Anonymous 0 Comments

TLDR: The Roman Empire

Most Western languages share the Latin Alphabet, and many of them had Latin as their root language.

The influence of the Roman Empire on Europe is still very much felt today almost 2000 years later. Their language, alphabet, calendar, some roman customs and festivals, and even trivial things like the standard width of a road were all defined in Roman times.

Spanish, Portuguese, French, Italian, and Romanian are referred to as the Romance languages because they all derived from Latin. The local languages mixed with Latin becoming local Latin dialects, and over 2000 years in relative isolation evolved into their own unique but still similar languages.

German and English are derived from West Germanic but still use a lot of words derived from Latin. This is the result of various conquests, trade, and knowledge sharing throughout 2000 years of European day-to-day life.
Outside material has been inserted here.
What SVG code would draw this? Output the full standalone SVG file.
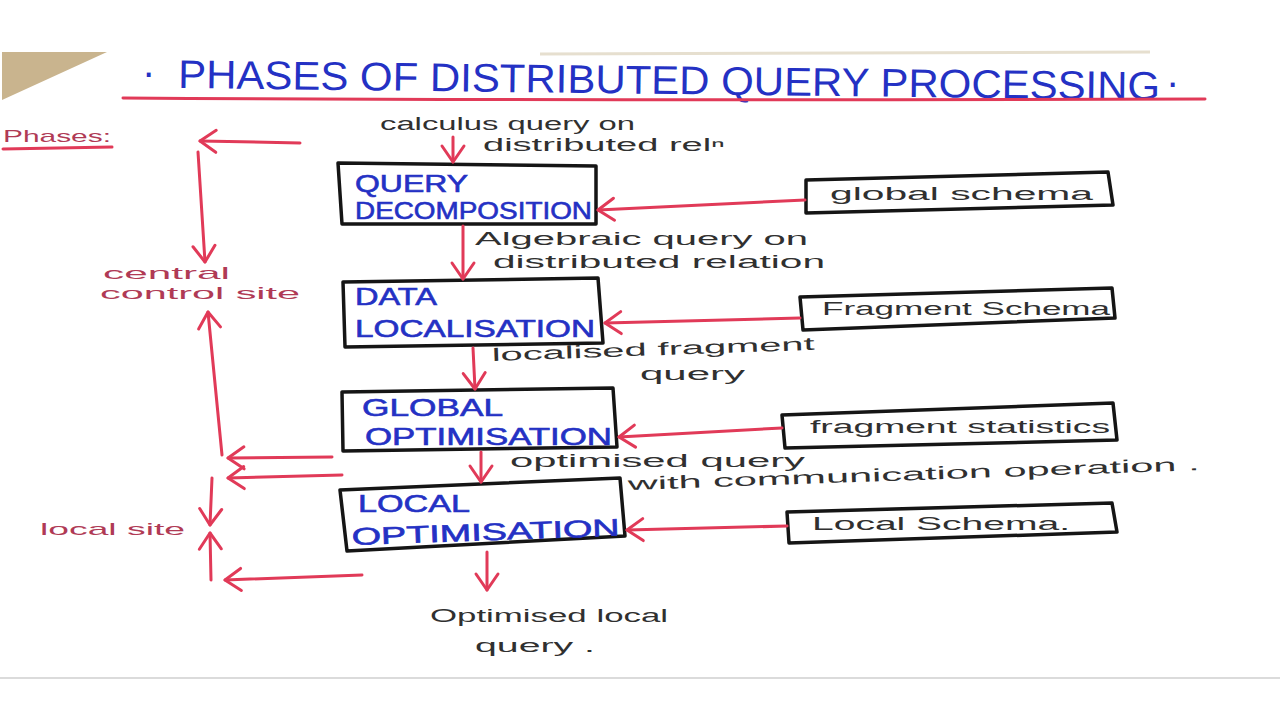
<svg xmlns="http://www.w3.org/2000/svg" width="1280" height="720" viewBox="0 0 1280 720">
<defs>
<style>
.bg{fill:#ffffff}
.box{fill:none;stroke:#151515;stroke-width:3.5;stroke-linejoin:round}
.blue{font-family:"Liberation Sans","Open Sans",sans-serif;fill:#2431c4;stroke:#2431c4;stroke-width:0.6;font-size:24px}
.title{font-family:"Liberation Sans","Open Sans",sans-serif;fill:#2431c4;font-size:40px}
.hand{font-family:"Liberation Sans","DejaVu Sans",sans-serif;fill:#303030;font-size:18px}
.maroon{font-family:"Liberation Sans","DejaVu Sans",sans-serif;fill:#b03a55;font-size:17px}
.red{fill:none;stroke:#e13a58;stroke-width:3;stroke-linecap:round}
.ah{fill:none;stroke:#e13a58;stroke-width:3;stroke-linecap:round;stroke-linejoin:round}
</style>
<marker id="arr" markerUnits="userSpaceOnUse" markerWidth="24" markerHeight="28" viewBox="0 0 24 28" refX="20" refY="14" orient="auto">
<path class="ah" d="M4,3 L20,14 L4,25"/>
</marker>
</defs>
<rect class="bg" x="0" y="0" width="1280" height="720"/>
<polygon points="2,52 107,52 2,100" fill="#c9b48e"/>
<path d="M540,54 L1150,52" stroke="#e6dfcf" stroke-width="3" fill="none"/>
<line x1="0" y1="678" x2="1280" y2="678" stroke="#cfcfcf" stroke-width="1.5"/>

<g id="title">
<text class="title" x="142" y="86">·</text>
<g transform="rotate(0.7 178 88)">
<text class="title" x="178" y="88" textLength="982" lengthAdjust="spacingAndGlyphs">PHASES OF DISTRIBUTED QUERY PROCESSING</text>
</g>
<text class="title" x="1166" y="96">·</text>
<path class="red" d="M123,98 Q600,101 1205,99"/>
</g>

<g id="phases-label">
<text class="maroon" x="3" y="142" textLength="108" lengthAdjust="spacingAndGlyphs">Phases:</text>
<path class="red" d="M3,149 L112,147" stroke-width="2"/>
</g>

<g id="central-control-site">
<text class="maroon" x="103" y="279" textLength="127" lengthAdjust="spacingAndGlyphs">central</text>
<text class="maroon" x="100" y="299" textLength="200" lengthAdjust="spacingAndGlyphs">control site</text>
</g>
<g id="local-site">
<text class="maroon" x="40" y="535" textLength="145" lengthAdjust="spacingAndGlyphs">local site</text>
</g>

<g id="query-decomposition">
<polygon class="box" points="338,163 596,166 596,224 342,224"/>
<text class="blue" x="355" y="192" textLength="113" lengthAdjust="spacingAndGlyphs">QUERY</text>
<text class="blue" x="355" y="219" textLength="237" lengthAdjust="spacingAndGlyphs">DECOMPOSITION</text>
</g>
<g id="data-localisation">
<polygon class="box" points="343,282 598,278 603,343 345,347"/>
<text class="blue" x="355" y="305" textLength="82" lengthAdjust="spacingAndGlyphs">DATA</text>
<text class="blue" x="355" y="337" textLength="240" lengthAdjust="spacingAndGlyphs">LOCALISATION</text>
</g>
<g id="global-optimisation">
<polygon class="box" points="342,392 613,388 617,447 343,451"/>
<text class="blue" x="362" y="416" textLength="141" lengthAdjust="spacingAndGlyphs">GLOBAL</text>
<text class="blue" x="365" y="445" textLength="247" lengthAdjust="spacingAndGlyphs">OPTIMISATION</text>
</g>
<g id="local-optimisation">
<polygon class="box" points="340,490 620,478 625,536 347,551"/>
<text class="blue" x="358" y="512" textLength="112" lengthAdjust="spacingAndGlyphs">LOCAL</text>
<g transform="rotate(-2 352 545)">
<text class="blue" x="352" y="545" textLength="268" lengthAdjust="spacingAndGlyphs">OPTIMISATION</text>
</g>
</g>

<g id="global-schema">
<polygon class="box" points="806,180 1108,172 1113,205 806,213"/>
<text class="hand" x="830" y="200" textLength="263" lengthAdjust="spacingAndGlyphs">global schema</text>
</g>
<g id="fragment-schema">
<polygon class="box" points="800,297 1112,288 1115,318 803,330"/>
<text class="hand" x="822" y="315" textLength="288" lengthAdjust="spacingAndGlyphs">Fragment Schema</text>
</g>
<g id="fragment-statistics">
<polygon class="box" points="782,415 1113,403 1117,440 785,448"/>
<text class="hand" x="810" y="433" textLength="300" lengthAdjust="spacingAndGlyphs">fragment statistics</text>
</g>
<g id="local-schema">
<polygon class="box" points="787,512 1112,503 1117,532 789,543"/>
<text class="hand" x="812" y="530" textLength="258" lengthAdjust="spacingAndGlyphs">Local Schema.</text>
</g>

<g id="labels">
<text class="hand" x="380" y="130" textLength="255" lengthAdjust="spacingAndGlyphs">calculus query on</text>
<text class="hand" x="483" y="151" textLength="242" lengthAdjust="spacingAndGlyphs">distributed relⁿ</text>
<text class="hand" x="475" y="245" textLength="333" lengthAdjust="spacingAndGlyphs">Algebraic query on</text>
<text class="hand" x="493" y="268" textLength="332" lengthAdjust="spacingAndGlyphs">distributed relation</text>
<g transform="rotate(-2 492 361)">
<text class="hand" x="492" y="361" textLength="323" lengthAdjust="spacingAndGlyphs">localised fragment</text>
</g>
<text class="hand" x="640" y="380" textLength="105" lengthAdjust="spacingAndGlyphs">query</text>
<text class="hand" x="510" y="467" textLength="295" lengthAdjust="spacingAndGlyphs">optimised query</text>
<g transform="rotate(-2 628 490)">
<text class="hand" x="628" y="490" textLength="572" lengthAdjust="spacingAndGlyphs">with communication operation .</text>
</g>
<text class="hand" x="430" y="622" textLength="238" lengthAdjust="spacingAndGlyphs">Optimised local</text>
<text class="hand" x="475" y="652" textLength="120" lengthAdjust="spacingAndGlyphs">query .</text>
</g>

<g id="connectors">
<line class="red" x1="453" y1="137" x2="453" y2="162" marker-end="url(#arr)"/>
<line class="red" x1="463" y1="226" x2="463" y2="279" marker-end="url(#arr)"/>
<line class="red" x1="473" y1="348" x2="475" y2="389" marker-end="url(#arr)"/>
<line class="red" x1="481" y1="452" x2="481" y2="482" marker-end="url(#arr)"/>
<line class="red" x1="487" y1="552" x2="487" y2="590" marker-end="url(#arr)"/>

<line class="red" x1="805" y1="200" x2="598" y2="210" marker-end="url(#arr)"/>
<line class="red" x1="800" y1="318" x2="605" y2="323" marker-end="url(#arr)"/>
<line class="red" x1="782" y1="428" x2="619" y2="437" marker-end="url(#arr)"/>
<line class="red" x1="787" y1="526" x2="627" y2="530" marker-end="url(#arr)"/>

<line class="red" x1="300" y1="143" x2="200" y2="141" marker-end="url(#arr)"/>
<line class="red" x1="198" y1="152" x2="205" y2="262" marker-end="url(#arr)"/>
<line class="red" x1="222" y1="455" x2="208" y2="312" marker-end="url(#arr)"/>
<line class="red" x1="332" y1="457" x2="228" y2="458" marker-end="url(#arr)"/>
<line class="red" x1="342" y1="475" x2="228" y2="478" marker-end="url(#arr)"/>
<line class="red" x1="212" y1="478" x2="210" y2="525" marker-end="url(#arr)"/>
<line class="red" x1="211" y1="580" x2="210" y2="533" marker-end="url(#arr)"/>
<line class="red" x1="362" y1="575" x2="225" y2="580" marker-end="url(#arr)"/>
</g>
</svg>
In the medieval era literacy overall was very low and Church Latin became a de-facto universal language for Europe. The Latin alphabet was therefore kept alive and while some European languages had their own script they were all eventually converted over to the Latin alphabet.

Many languages do have their own unique characters and accents like the French éèê but the basic character set is the same.

Anonymous 0 Comments

The alphabets aren’t exactly the same. For example English does not use accented letters at all outside of a few loan words from languages that do have those in their alphabet.

That comment aside, it’s because they are descended from a common root with a specific alphabet. The romance languages are all localizations of Latin. French, Spanish, Italian Portuguese, a few others.

English is the result of french from norman conquerors mixing with the local languages of the British Isles. The french were the ruling, educated class so their writing system and alphabet took over during the merge, so the English alphabet has the same root as the Spanish one even if the spoken language and vocabulary is of more mixed descent

Look outside the romance language family to say, Arabic or Mandarin and you get a whole different setup much as you’d expect. Or to one that was more strongly mixed with other influences and you get things like Cyrillic which shares a number of characters but diverges much more strongly than the Spanish and English example you gave.

Edits for a couple unfortunate autocorrects. As much as I love the vision of barbarians wandering through Tesco “British aisles” was not correct lol.